Rows from a dataset of charts and code:
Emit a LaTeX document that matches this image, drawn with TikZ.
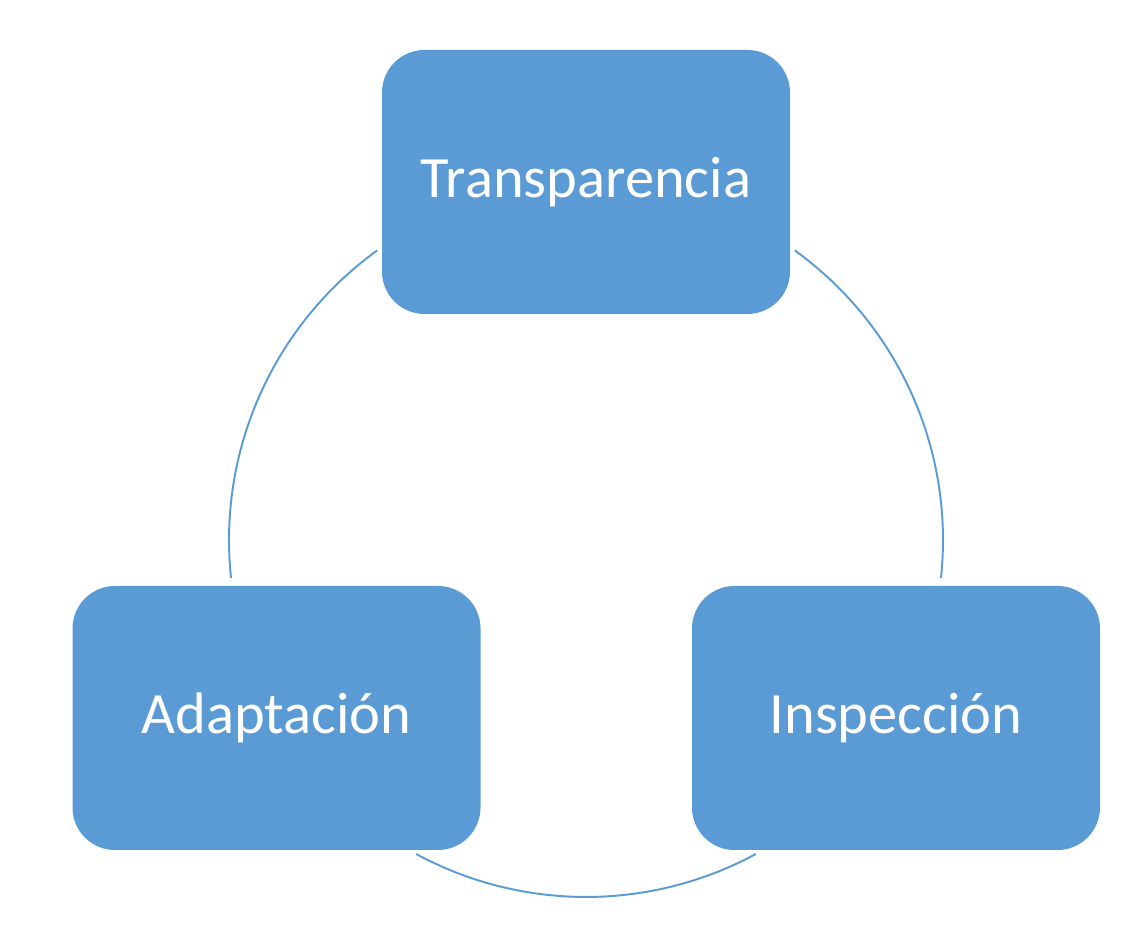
\documentclass[tikz,border=0pt]{standalone}
\usepackage{fontspec}
\setmainfont{Carlito}
\usepackage{xcolor}
\usetikzlibrary{positioning, calc}

\definecolor{officeblue}{HTML}{5B9BD5}

\begin{document}
\begin{tikzpicture}[
    phase/.style={rectangle, fill=officeblue, rounded corners=0.85cm, minimum height=5.28cm, minimum width=8.16cm, align=center, text=white, font=\fontsize{33.3}{40}\selectfont},
    cycle/.style={draw=officeblue, line width=1.1pt}
]
\useasboundingbox (0,0) rectangle (22.88,18.62);

\coordinate (hub) at (11.72, 7.82);

\node[phase] (transparencia) at (11.72, 14.98) {Transparencia};
\node[phase] (adaptacion) at (5.53, 4.26) {Adaptación};
\node[phase] (inspeccion) at (17.92, 4.26) {Inspección};

% arcs of the cycle between the boxes
\foreach \from/\to in {125.8/186.1, 241.6/298.4, -6.1/54.2}
    \draw[cycle] ($(hub)+(\from:7.14)$) arc[start angle=\from, end angle=\to, radius=7.14];

\end{tikzpicture}
\end{document}
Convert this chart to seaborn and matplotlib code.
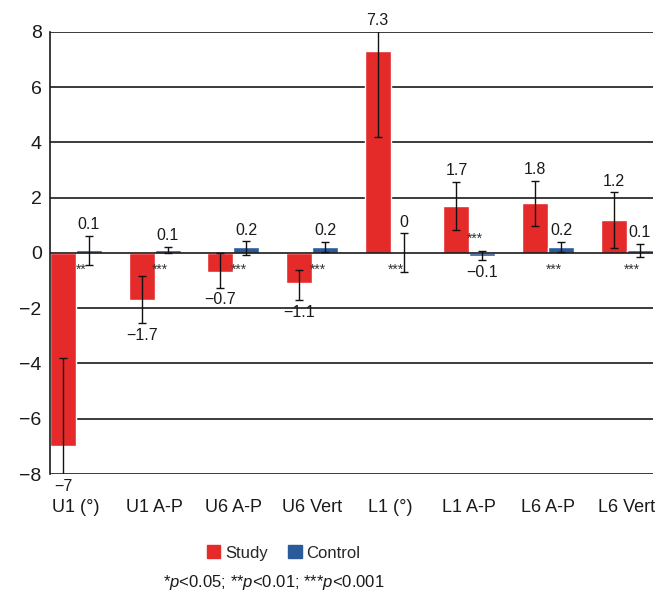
import pandas as pd
import seaborn as sns
import matplotlib.pyplot as plt

# Dados
medidas = ["U1 (°)", "U1 A-P", "U6 A-P", "U6 Vert", "L1 (°)", "L1 A-P", "L6 A-P", "L6 Vert"]
study = [-7, -1.7, -0.7, -1.1, 7.3, 1.7, 1.8, 1.2]
control = [0.1, 0.1, 0.2, 0.2, 0, -0.1, 0.2, 0.1]

# extremos das barras de erro
study_lo = [-10.2, -2.55, -1.25, -1.7, 4.2, 0.83, 0.97, 0.18]
study_hi = [-3.8, -0.85, 0.0, -0.62, 10.4, 2.57, 2.62, 2.2]
control_lo = [-0.43, 0.0, -0.08, 0.03, -0.68, -0.25, 0.03, -0.15]
control_hi = [0.62, 0.23, 0.43, 0.4, 0.72, 0.08, 0.4, 0.33]

stars = ["**", "***", "***", "***", "***", "***", "***", "***"]
grupos = ["Study", "Control"]
cores = ["#e52a2a", "#2b5a9b"]

df = pd.DataFrame({
    "Medida": medidas * 2,
    "Valor": study + control,
    "Grupo": ["Study"] * len(medidas) + ["Control"] * len(medidas),
})

sns.set_theme(style="white")
plt.rcParams["font.family"] = ["Liberation Sans", "DejaVu Sans"]
plt.rcParams["mathtext.fontset"] = "custom"
plt.rcParams["mathtext.it"] = "Liberation Sans:italic"
plt.rcParams["mathtext.rm"] = "Liberation Sans"

fig = plt.figure(figsize=(6.6, 6.01), dpi=100)
ax = fig.add_axes([0.0758, 0.2113, 0.9132, 0.7355])

sns.barplot(
    data=df, x="Medida", y="Valor", hue="Grupo", order=medidas, hue_order=grupos,
    palette=cores, width=0.66, errorbar=None, saturation=1, ax=ax, legend=False,
    zorder=2,
)

ax.set_xlim(-0.33, len(medidas) - 1 + 0.33)
ax.set_ylim(-8, 8)
ax.set_yticks(range(-8, 9, 2))
for y in range(-8, 9, 2):
    ax.axhline(y, color="#1a1a1a", lw=1.2, zorder=1 if y != 0 else 3)

for s in ["top", "right", "bottom"]:
    ax.spines[s].set_visible(False)
ax.spines["left"].set_color("#1a1a1a")
ax.spines["left"].set_linewidth(1.2)
ax.tick_params(axis="y", length=0, pad=6, labelsize=14, colors="#1a1a1a")
ax.tick_params(axis="x", length=0, pad=18, labelsize=13, colors="#1a1a1a")
ax.set_xlabel("")
ax.set_ylabel("")


def fmt(v):
    return f"{v:g}".replace("-", "\u2212")


series = [(study, study_lo, study_hi), (control, control_lo, control_hi)]
for cont, (vals, lo, hi) in zip(ax.containers, series):
    for bar, v, a, b in zip(cont, vals, lo, hi):
        xc = bar.get_x() + bar.get_width() / 2
        ax.errorbar(xc, v, yerr=[[v - a], [b - v]], fmt="none", ecolor="#111111",
                    elinewidth=1, capsize=3, capthick=1, zorder=4)
        if v >= 0:
            ax.text(xc, min(b, 8) + 0.4, fmt(v), ha="center", va="center",
                    fontsize=11.5, color="#1a1a1a", clip_on=False)
        else:
            ax.text(xc, max(a, -8) - 0.45, fmt(v), ha="center", va="center",
                    fontsize=11.5, color="#1a1a1a", clip_on=False)

for i, (st, c) in enumerate(zip(stars, control)):
    ys = 0.5 if c < 0 else -0.6
    ax.text(i + 0.07, ys, st, ha="center", va="center", fontsize=10, color="#333333")

handles = [plt.Rectangle((0, 0), 1, 1, color=c) for c in cores]
fig.legend(handles, grupos, loc="center", bbox_to_anchor=(0.43, 0.08), ncol=2,
           frameon=False, fontsize=12, handlelength=0.8, handleheight=0.8,
           handletextpad=0.3, columnspacing=1.2)
fig.text(0.415, 0.031, r"*$\it{p}$<0.05; **$\it{p}$<0.01; ***$\it{p}$<0.001",
         ha="center", va="center", fontsize=12, color="#1a1a1a")

fig.savefig("out.png", dpi=100)
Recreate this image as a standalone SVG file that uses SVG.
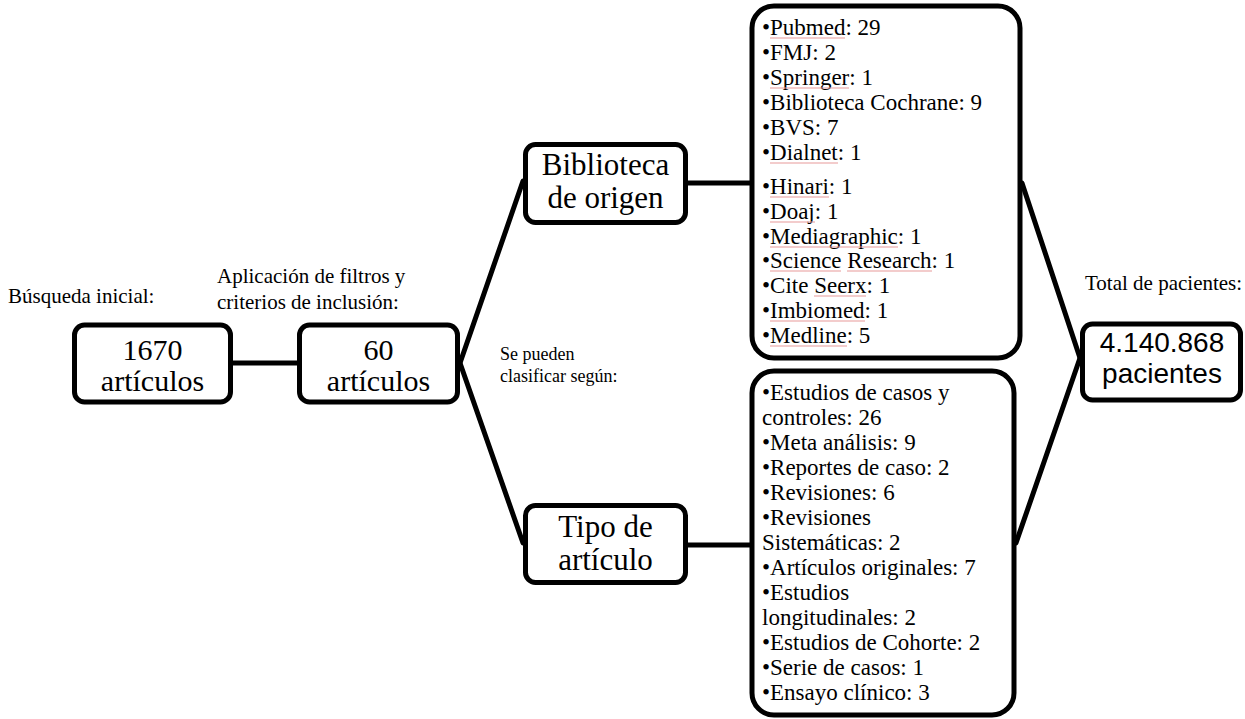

What the task requires:
Pictures stay out; reproduce every line of the records exactly.

Output:
Emit a LaTeX document that matches this image, drawn with TikZ.
\documentclass[tikz,border=0pt]{standalone}
\usepackage{fontspec}
\setmainfont{Carlito}
\usepackage{xcolor}
\usetikzlibrary{positioning, calc}

\definecolor{officeblue}{HTML}{5B9BD5}

\begin{document}
\begin{tikzpicture}[
    phase/.style={rectangle, fill=officeblue, rounded corners=0.85cm, minimum height=5.28cm, minimum width=8.16cm, align=center, text=white, font=\fontsize{33.3}{40}\selectfont},
    cycle/.style={draw=officeblue, line width=1.1pt}
]
\useasboundingbox (0,0) rectangle (22.88,18.62);

\coordinate (hub) at (11.72, 7.82);

\node[phase] (transparencia) at (11.72, 14.98) {Transparencia};
\node[phase] (adaptacion) at (5.53, 4.26) {Adaptación};
\node[phase] (inspeccion) at (17.92, 4.26) {Inspección};

% arcs of the cycle between the boxes
\foreach \from/\to in {125.8/186.1, 241.6/298.4, -6.1/54.2}
    \draw[cycle] ($(hub)+(\from:7.14)$) arc[start angle=\from, end angle=\to, radius=7.14];

\end{tikzpicture}
\end{document}
Convert this chart to seaborn and matplotlib code.
import pandas as pd
import seaborn as sns
import matplotlib.pyplot as plt

# Dados
medidas = ["U1 (°)", "U1 A-P", "U6 A-P", "U6 Vert", "L1 (°)", "L1 A-P", "L6 A-P", "L6 Vert"]
study = [-7, -1.7, -0.7, -1.1, 7.3, 1.7, 1.8, 1.2]
control = [0.1, 0.1, 0.2, 0.2, 0, -0.1, 0.2, 0.1]

# extremos das barras de erro
study_lo = [-10.2, -2.55, -1.25, -1.7, 4.2, 0.83, 0.97, 0.18]
study_hi = [-3.8, -0.85, 0.0, -0.62, 10.4, 2.57, 2.62, 2.2]
control_lo = [-0.43, 0.0, -0.08, 0.03, -0.68, -0.25, 0.03, -0.15]
control_hi = [0.62, 0.23, 0.43, 0.4, 0.72, 0.08, 0.4, 0.33]

stars = ["**", "***", "***", "***", "***", "***", "***", "***"]
grupos = ["Study", "Control"]
cores = ["#e52a2a", "#2b5a9b"]

df = pd.DataFrame({
    "Medida": medidas * 2,
    "Valor": study + control,
    "Grupo": ["Study"] * len(medidas) + ["Control"] * len(medidas),
})

sns.set_theme(style="white")
plt.rcParams["font.family"] = ["Liberation Sans", "DejaVu Sans"]
plt.rcParams["mathtext.fontset"] = "custom"
plt.rcParams["mathtext.it"] = "Liberation Sans:italic"
plt.rcParams["mathtext.rm"] = "Liberation Sans"

fig = plt.figure(figsize=(6.6, 6.01), dpi=100)
ax = fig.add_axes([0.0758, 0.2113, 0.9132, 0.7355])

sns.barplot(
    data=df, x="Medida", y="Valor", hue="Grupo", order=medidas, hue_order=grupos,
    palette=cores, width=0.66, errorbar=None, saturation=1, ax=ax, legend=False,
    zorder=2,
)

ax.set_xlim(-0.33, len(medidas) - 1 + 0.33)
ax.set_ylim(-8, 8)
ax.set_yticks(range(-8, 9, 2))
for y in range(-8, 9, 2):
    ax.axhline(y, color="#1a1a1a", lw=1.2, zorder=1 if y != 0 else 3)

for s in ["top", "right", "bottom"]:
    ax.spines[s].set_visible(False)
ax.spines["left"].set_color("#1a1a1a")
ax.spines["left"].set_linewidth(1.2)
ax.tick_params(axis="y", length=0, pad=6, labelsize=14, colors="#1a1a1a")
ax.tick_params(axis="x", length=0, pad=18, labelsize=13, colors="#1a1a1a")
ax.set_xlabel("")
ax.set_ylabel("")


def fmt(v):
    return f"{v:g}".replace("-", "\u2212")


series = [(study, study_lo, study_hi), (control, control_lo, control_hi)]
for cont, (vals, lo, hi) in zip(ax.containers, series):
    for bar, v, a, b in zip(cont, vals, lo, hi):
        xc = bar.get_x() + bar.get_width() / 2
        ax.errorbar(xc, v, yerr=[[v - a], [b - v]], fmt="none", ecolor="#111111",
                    elinewidth=1, capsize=3, capthick=1, zorder=4)
        if v >= 0:
            ax.text(xc, min(b, 8) + 0.4, fmt(v), ha="center", va="center",
                    fontsize=11.5, color="#1a1a1a", clip_on=False)
        else:
            ax.text(xc, max(a, -8) - 0.45, fmt(v), ha="center", va="center",
                    fontsize=11.5, color="#1a1a1a", clip_on=False)

for i, (st, c) in enumerate(zip(stars, control)):
    ys = 0.5 if c < 0 else -0.6
    ax.text(i + 0.07, ys, st, ha="center", va="center", fontsize=10, color="#333333")

handles = [plt.Rectangle((0, 0), 1, 1, color=c) for c in cores]
fig.legend(handles, grupos, loc="center", bbox_to_anchor=(0.43, 0.08), ncol=2,
           frameon=False, fontsize=12, handlelength=0.8, handleheight=0.8,
           handletextpad=0.3, columnspacing=1.2)
fig.text(0.415, 0.031, r"*$\it{p}$<0.05; **$\it{p}$<0.01; ***$\it{p}$<0.001",
         ha="center", va="center", fontsize=12, color="#1a1a1a")

fig.savefig("out.png", dpi=100)
Recreate this image as a standalone SVG file that uses SVG.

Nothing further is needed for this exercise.